Прибавьте к этому глубинное изучение биографии и творчества Антона Чехова, культурно-исторических событий в России и Европе рубежа XIX-XX веков. За 30 лет Эсадзе была проделана поистине фундаментальная работа. И постепенно к изумлению самого режиссера, перед ним стала вырисовываться совсем иная и предельно ясная картина.

В «Трех сестрах», как и в большинстве других своих пьес, Чехов выписывает героев и среду их обитания на основе личного опыта. Довольно быстро это становится ясно, когда знакомишься с жизнью «свободного человека в первом поколении», как себя называл сам Чехов. Дело в том, что дед писателя был крепостным и самостоятельно выкупал свободу для себя и своей семьи. Понятно, сделать это было под силу лишь сильному, волевому человеку, — на него буквально молились все домочадцы. Такой абсолют в семье чреват деспотизмом, чем, собственно, и отличался Егор Михайлович Чехов. В таком же духе он воспитал и сына, Павла Егоровича Чехова — отца Антона и еще четырех его братьев и одной сестры. Отец прививал своим детям житейские нормы доступными ему средствами: дома — побоями, в собственной бакалейной лавке — копейкой, в церкви — нравоучениями. Согласитесь, благодатная почва для роста обоснованных детских обид, непонимания и отчуждения. Вот почему в письме (1889 г.) брату Александру Чехов напишет: «Деспотизм и ложь исковеркали наше детство до такой степени, что тошно и страшно вспоминать. Деспотизм преступен трижды…» Так что всем знакомая фраза «…по каплям выдавливать из себя раба…» имела для писателя вовсе не умозрительный, не теоретический, а вполне предметный характер.

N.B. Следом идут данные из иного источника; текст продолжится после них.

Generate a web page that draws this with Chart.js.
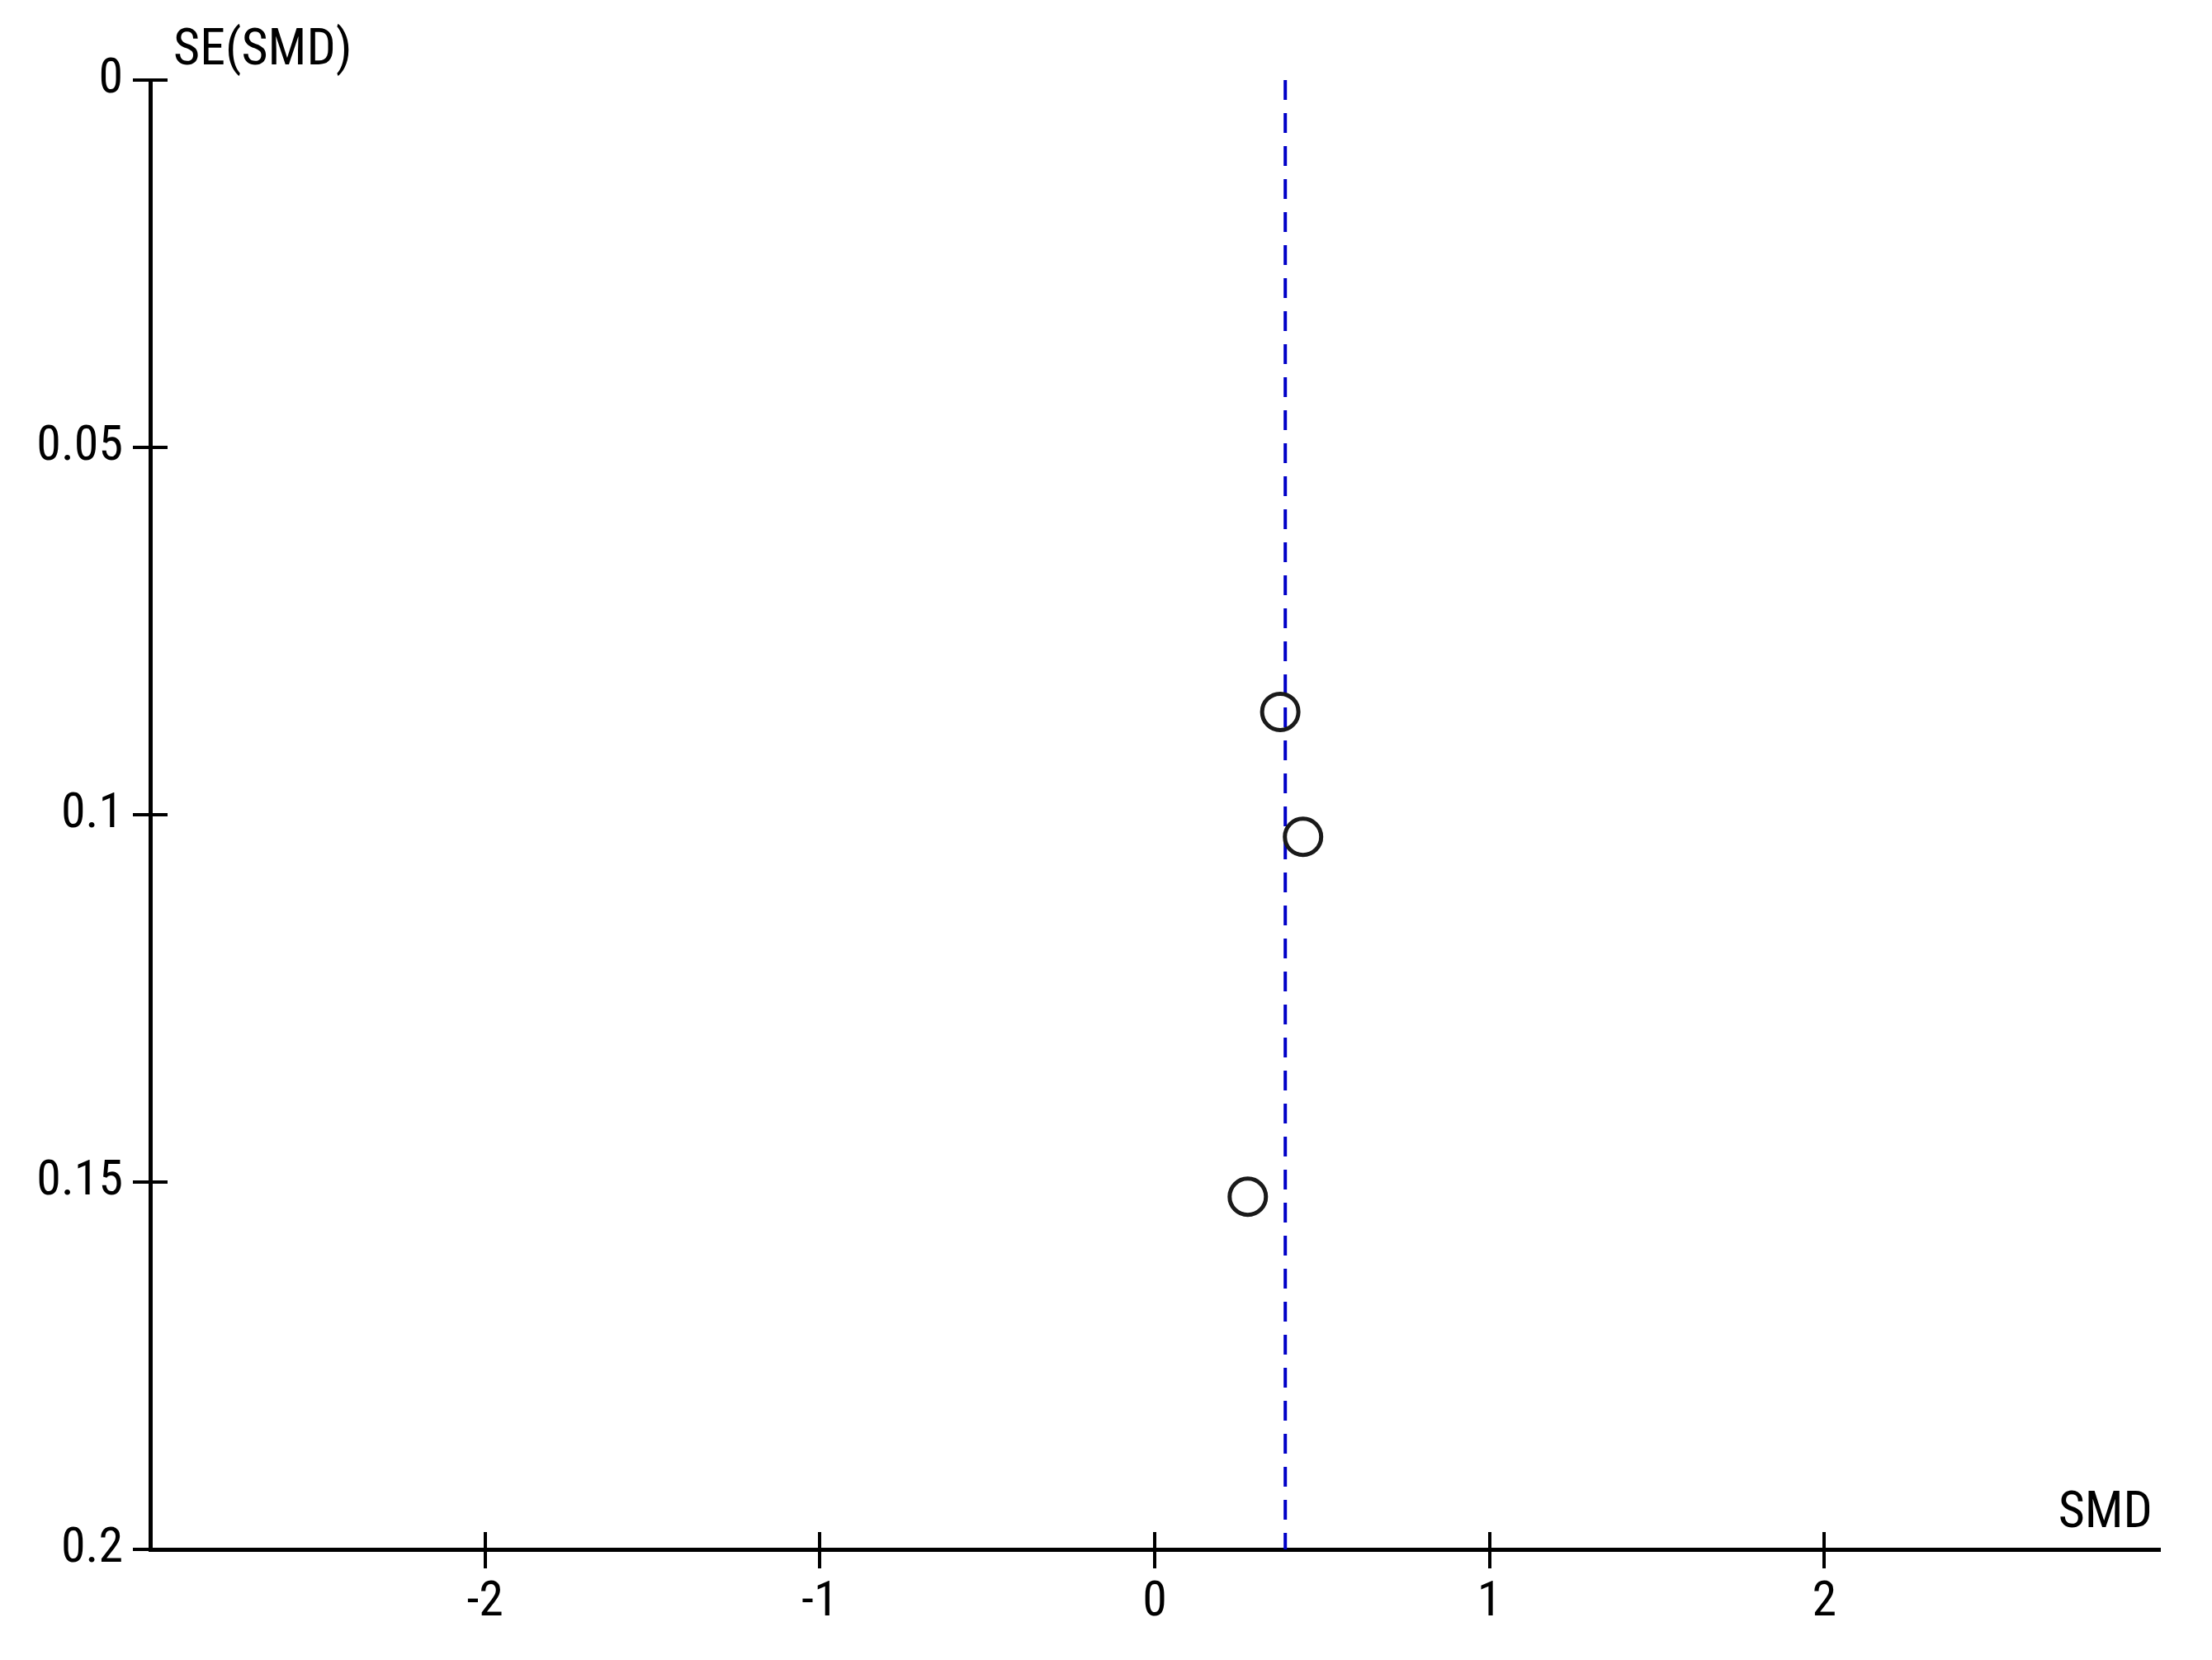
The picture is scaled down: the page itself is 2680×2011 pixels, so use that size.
<!DOCTYPE html>
<html>
<head>
<meta charset="utf-8">
<title>Funnel plot SE(SMD) vs SMD</title>
<script src="https://cdn.jsdelivr.net/npm/chart.js@4.4.1/dist/chart.umd.min.js"></script>
<style>
  html, body { margin: 0; padding: 0; background: #fff; }
  #wrap { width: 2680px; height: 2011px; }
</style>
</head>
<body>
<div id="wrap"><canvas id="funnel" width="2680" height="2011"></canvas></div>
<script>
// study estimates
const studySMD = [0.375, 0.443, 0.278];
const studySE = [0.086, 0.103, 0.152];

// pooled estimate (dashed line)
const pooledSMD = 0.39;
const pooledSERange = [0, 0.2];

// axes
const xTickValues = [-2, -1, 0, 1, 2];
const xTickLabels = ["-2", "-1", "0", "1", "2"];
const yTickValues = [0, 0.05, 0.1, 0.15, 0.2];
const yTickLabels = ["0", "0.05", "0.1", "0.15", "0.2"];
const xAxisTitle = "SMD";
const yAxisTitle = "SE(SMD)";

const FONT = "'Roboto Condensed', 'DejaVu Sans Condensed', sans-serif";
const FONT_SIZE = 60;
const TITLE_SIZE = 62;
const TICK_LEN = 21;

// ticks cross the axis: chart.js draws the outer half, this draws the inner half + titles
const crossTicks = {
  id: "crossTicks",
  afterDraw(chart) {
    const { ctx, chartArea, scales } = chart;
    ctx.save();
    ctx.strokeStyle = "#000";
    ctx.lineWidth = 4;
    scales.y.ticks.forEach(t => {
      const py = Math.round(scales.y.getPixelForValue(t.value));
      ctx.beginPath();
      ctx.moveTo(chartArea.left, py);
      ctx.lineTo(chartArea.left + TICK_LEN, py);
      ctx.stroke();
    });
    scales.x.ticks.forEach(t => {
      const px = Math.round(scales.x.getPixelForValue(t.value));
      ctx.beginPath();
      ctx.moveTo(px, chartArea.bottom);
      ctx.lineTo(px, chartArea.bottom - TICK_LEN);
      ctx.stroke();
    });

    ctx.fillStyle = "#000";
    ctx.font = TITLE_SIZE + "px " + FONT;
    ctx.textBaseline = "alphabetic";
    ctx.textAlign = "left";
    ctx.fillText(yAxisTitle, chartArea.left + 28, chartArea.top - 19);
    ctx.textAlign = "right";
    ctx.fillText(xAxisTitle, chartArea.right - 8, chartArea.bottom - 27);
    ctx.restore();
  }
};

const tickFont = { family: FONT, size: FONT_SIZE };

new Chart(document.getElementById("funnel"), {
  type: "scatter",
  data: {
    datasets: [
      {
        label: "Studies",
        data: studySMD.map((x, i) => ({ x, y: studySE[i] })),
        pointStyle: "circle",
        pointRadius: 22,
        pointBorderWidth: 5,
        pointBorderColor: "#1a1a1a",
        pointBackgroundColor: "rgba(0,0,0,0)",
        showLine: false,
      },
      {
        label: "Pooled",
        type: "line",
        data: pooledSERange.map(y => ({ x: pooledSMD, y })),
        borderColor: "#0000c8",
        borderWidth: 4,
        borderDash: [24, 16],
        pointRadius: 0,
        fill: false,
      },
    ],
  },
  options: {
    responsive: false,
    animation: false,
    clip: false,
    events: [],
    layout: { padding: { top: 97, right: 64, left: 0, bottom: 0 } },
    plugins: {
      legend: { display: false },
      tooltip: { enabled: false },
    },
    scales: {
      x: {
        type: "linear",
        min: -3,
        max: 3,
        afterBuildTicks: (scale) => {
          scale.ticks = xTickValues.map(v => ({ value: v }));
        },
        afterFit: (scale) => { scale.height = 134; },
        border: { display: true, color: "#000", width: 5 },
        grid: { drawOnChartArea: false, drawTicks: true, tickLength: TICK_LEN + 2, color: "#000", lineWidth: 4 },
        ticks: {
          color: "#000",
          padding: 6,
          maxRotation: 0,
          font: tickFont,
          callback: (v) => xTickLabels[xTickValues.indexOf(v)] ?? "",
        },
      },
      y: {
        type: "linear",
        reverse: true,
        min: 0,
        max: 0.2,
        afterBuildTicks: (scale) => {
          scale.ticks = yTickValues.map(v => ({ value: v }));
        },
        afterFit: (scale) => { scale.width = 182; },
        border: { display: true, color: "#000", width: 5 },
        grid: { drawOnChartArea: false, drawTicks: true, tickLength: TICK_LEN, color: "#000", lineWidth: 4 },
        ticks: {
          color: "#000",
          padding: 12,
          font: tickFont,
          callback: (v) => {
            const i = yTickValues.findIndex(t => Math.abs(t - v) < 1e-9);
            return i >= 0 ? yTickLabels[i] : "";
          },
        },
      },
    },
  },
  plugins: [crossTicks],
});
</script>
</body>
</html>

О детстве, проходившем вне свободы, вспоминает сын генерала Прозорова Андрей в начале пьесы: «Да. Отец, царство ему небесное, угнетал нас воспитанием. Это смешно и глупо, но в этом все-таки надо сознаться, после его смерти я стал полнеть и вот располнел в один год, точно мое тело освободилось от гнета. Благодаря отцу я и сестры знаем французский, немецкий и английский языки, а Ирина знает еще по-итальянски. Но чего это стоило!» Хотя Павел Егорович Чехов не был генералом, в создании образа главы семейства Прозоровых, он, несомненно, «поучаствовал». Отношения с домочадцами, общение с военными, — брат драматурга, Михаил Павлович считал, что описание военной среды, в немалой степени, основано на наблюдениях, накопленных Чеховым в 1884 году в Воскресенске, где в то время квартировала артиллерийская бригада: автобиографическая составляющая — давно известный факт, подробно разобранной и описанный в обширной библиотеке чеховедения. Еще несколько примеров. В первом акте старшая из сестер, Ольга, представляет своего брата Андрея, как «Он у нас ученый. Должно быть, профессором будет…».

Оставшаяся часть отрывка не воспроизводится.